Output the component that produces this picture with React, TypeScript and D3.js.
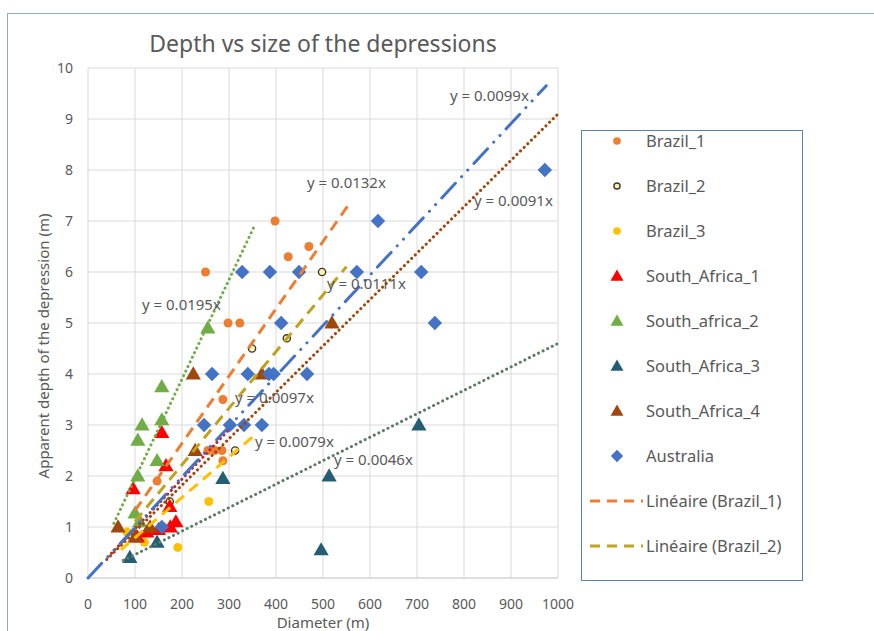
import React from "react";
import * as d3 from "d3";

// ---------- data ----------
const brazil1: [number, number][] = [
  [250, 6], [398, 7], [426, 6.3], [470, 6.5], [298, 5], [323, 5], [287, 3.5],
  [287, 2.3], [147, 1.9], [255, 2.5], [270, 2.5], [285, 2.5], [160, 1.0], [130, 0.9],
];
const brazil2: [number, number][] = [
  [498, 6], [349, 4.5], [423, 4.7], [313, 2.5], [174, 1.5],
];
const brazil3: [number, number][] = [
  [257, 1.5], [191, 0.6], [83, 0.9], [120, 0.7],
];
const southAfrica1: [number, number][] = [
  [96, 1.75], [157, 2.85], [166, 2.2], [174, 1.4], [187, 1.1], [105, 0.8],
  [125, 0.9], [175, 1.0], [150, 0.95],
];
const southAfrica2: [number, number][] = [
  [255, 4.9], [157, 3.75], [157, 3.1], [115, 3.0], [106, 2.7], [147, 2.3],
  [106, 2.0], [100, 1.27], [110, 1.1],
];
const southAfrica3: [number, number][] = [
  [89, 0.4], [147, 0.7], [287, 1.95], [513, 2.0], [496, 0.55], [704, 3.0],
];
const southAfrica4: [number, number][] = [
  [64, 1.0], [100, 0.8], [132, 1.0], [228, 2.5], [224, 4.0], [370, 4.0], [519, 5.0],
];
const australia: [number, number][] = [
  [328, 6], [387, 6], [449, 6], [572, 6], [617, 7], [709, 6], [972, 8], [738, 5],
  [411, 5], [264, 4], [340, 4], [385, 4], [395, 4], [466, 4], [247, 3], [302, 3],
  [332, 3], [370, 3], [157, 1],
];

// trendlines: slope, from x, to x
const trendSlopes = [0.0132, 0.0111, 0.0079, 0.0097, 0.0195, 0.0046, 0.0091, 0.0099];
const trendFrom = [100, 100, 70, 50, 55, 75, 40, 0];
const trendTo = [552, 550, 350, 300, 355, 1000, 1000, 975];
const trendLabels = [
  "y = 0.0132x", "y = 0.0111x", "y = 0.0079x", "y = 0.0097x",
  "y = 0.0195x", "y = 0.0046x", "y = 0.0091x", "y = 0.0099x",
];

const xTicks = [0, 100, 200, 300, 400, 500, 600, 700, 800, 900, 1000];
const yTicks = [0, 1, 2, 3, 4, 5, 6, 7, 8, 9, 10];

const legendLabels = [
  "Brazil_1", "Brazil_2", "Brazil_3", "South_Africa_1", "South_africa_2",
  "South_Africa_3", "South_Africa_4", "Australia", "Linéaire (Brazil_1)", "Linéaire (Brazil_2)",
];

// ---------- styles ----------
const FONT = "'Noto Sans', 'Open Sans', sans-serif";
const TXT = "#595959";
const markerStyle = [
  { shape: "circle", fill: "#ED7D31", stroke: "none", r: 4.5 },
  { shape: "circle", fill: "#FFF2B8", stroke: "#3A3A2A", r: 3.6 },
  { shape: "circle", fill: "#FFC000", stroke: "none", r: 4.5 },
  { shape: "triangle", fill: "#FF0000", stroke: "none", r: 0 },
  { shape: "triangle", fill: "#70AD47", stroke: "none", r: 0 },
  { shape: "triangle", fill: "#255E74", stroke: "none", r: 0 },
  { shape: "triangle", fill: "#9E480E", stroke: "none", r: 0 },
  { shape: "diamond", fill: "#4472C4", stroke: "none", r: 0 },
];
const trendStyle = [
  { color: "#ED7D31", dash: "11,7", cap: "butt" },
  { color: "#BFA21E", dash: "11,7", cap: "butt" },
  { color: "#FFC000", dash: "11,7", cap: "butt" },
  { color: "#C0282A", dash: "0.1,5", cap: "round" },
  { color: "#70AD47", dash: "0.1,5", cap: "round" },
  { color: "#5E7B63", dash: "0.1,5", cap: "round" },
  { color: "#9E480E", dash: "0.1,5", cap: "round" },
  { color: "#4472C4", dash: "20,9,0.1,9,0.1,9", cap: "round" },
];
const labelPos: [number, number][] = [
  [307, 188], [327, 289], [255, 447], [235, 403], [142, 310], [334, 465], [474, 206], [450, 101],
];

function Marker({ idx, cx, cy, scale = 1 }: { idx: number; cx: number; cy: number; scale?: number }) {
  const m = markerStyle[idx];
  if (m.shape === "circle") {
    return <circle cx={cx} cy={cy} r={m.r * scale} fill={m.fill} stroke={m.stroke} strokeWidth={1.4} />;
  }
  if (m.shape === "triangle") {
    const p = d3.symbol().type(d3.symbolTriangle).size(100 * scale * scale)();
    return <path d={p || ""} transform={`translate(${cx},${cy + 1})`} fill={m.fill} />;
  }
  const p = d3.symbol().type(d3.symbolSquare).size(104 * scale * scale)();
  return <path d={p || ""} transform={`translate(${cx},${cy}) rotate(45)`} fill={m.fill} />;
}

export default function App() {
  const x = d3.scaleLinear().domain([0, 1000]).range([88, 558]);
  const y = d3.scaleLinear().domain([0, 10]).range([578, 68]);
  const allSeries = [brazil1, brazil2, brazil3, southAfrica1, southAfrica2, southAfrica3, southAfrica4, australia];
  const line = d3.line<[number, number]>().x((d) => x(d[0])).y((d) => y(d[1]));

  return (
    <svg width={874} height={631} style={{ position: "absolute", left: 0, top: 0, background: "#fff" }} fontFamily={FONT}>
      <rect x={7.5} y={13.5} width={880} height={640} fill="#fff" stroke="#8FAFB8" strokeWidth={1} />
      <text x={323} y={52} textAnchor="middle" fontSize={23} fill={TXT}>Depth vs size of the depressions</text>

      {/* grid */}
      {xTicks.map((t) => (
        <line key={"gx" + t} x1={x(t)} x2={x(t)} y1={y(0)} y2={y(10)} stroke="#D9D9D9" strokeWidth={1} />
      ))}
      {yTicks.map((t) => (
        <line key={"gy" + t} x1={x(0)} x2={x(1000)} y1={y(t)} y2={y(t)} stroke="#D9D9D9" strokeWidth={1} />
      ))}
      <line x1={x(0)} x2={x(1000)} y1={y(0)} y2={y(0)} stroke="#D0D0D0" strokeWidth={1} />

      {/* tick labels */}
      {yTicks.map((t) => (
        <text key={"ty" + t} x={73} y={y(t) + 5} textAnchor="end" fontSize={14} fill={TXT}>{t}</text>
      ))}
      {xTicks.map((t) => (
        <text key={"tx" + t} x={x(t)} y={609} textAnchor="middle" fontSize={14} fill={TXT}>{t}</text>
      ))}

      {/* axis titles */}
      <text x={323} y={628} textAnchor="middle" fontSize={15} fill={TXT}>Diameter (m)</text>
      <text transform={`translate(49,346) rotate(-90)`} textAnchor="middle" fontSize={15} fill={TXT}>
        Apparent depth of the depression (m)
      </text>

      {/* markers */}
      {allSeries.map((s, i) => (
        <g key={"s" + i}>
          {s.map((d, j) => (
            <Marker key={j} idx={i} cx={x(d[0])} cy={y(d[1])} />
          ))}
        </g>
      ))}

      {/* trendlines */}
      {trendSlopes.map((k, i) => {
        const pts: [number, number][] = [
          [trendFrom[i], k * trendFrom[i]],
          [trendTo[i], k * trendTo[i]],
        ];
        const st = trendStyle[i];
        return (
          <path key={"t" + i} d={line(pts) || ""} fill="none" stroke={st.color} strokeWidth={3}
            strokeDasharray={st.dash} strokeLinecap={st.cap as any} />
        );
      })}
      {trendLabels.map((l, i) => (
        <text key={"tl" + i} x={labelPos[i][0]} y={labelPos[i][1]} fontSize={15} fill={TXT}>{l}</text>
      ))}

      {/* legend */}
      <rect x={581.5} y={130.5} width={221} height={450} fill="#fff" stroke="#5B83A8" strokeWidth={1} />
      {legendLabels.map((l, i) => {
        const cy = 141 + i * 45;
        return (
          <g key={"lg" + i}>
            {i < 8 ? (
              <Marker idx={i} cx={617} cy={cy} scale={0.85} />
            ) : (
              <line x1={590} x2={643} y1={cy} y2={cy} stroke={trendStyle[i - 8].color} strokeWidth={3}
                strokeDasharray="10,7" />
            )}
            <text x={646} y={cy + 5.5} fontSize={16.5} fill={TXT}>{l}</text>
          </g>
        );
      })}
    </svg>
  );
}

* _REQUIRED TASK_
Begin at the top of the material above and output each line exactly, stopping after the line that holds "import * as". Leave out pictures.

* _EXPECTED OUTPUT_
Output the component that produces this picture with React, TypeScript and D3.js.
import React from "react";
import * as d3 from "d3";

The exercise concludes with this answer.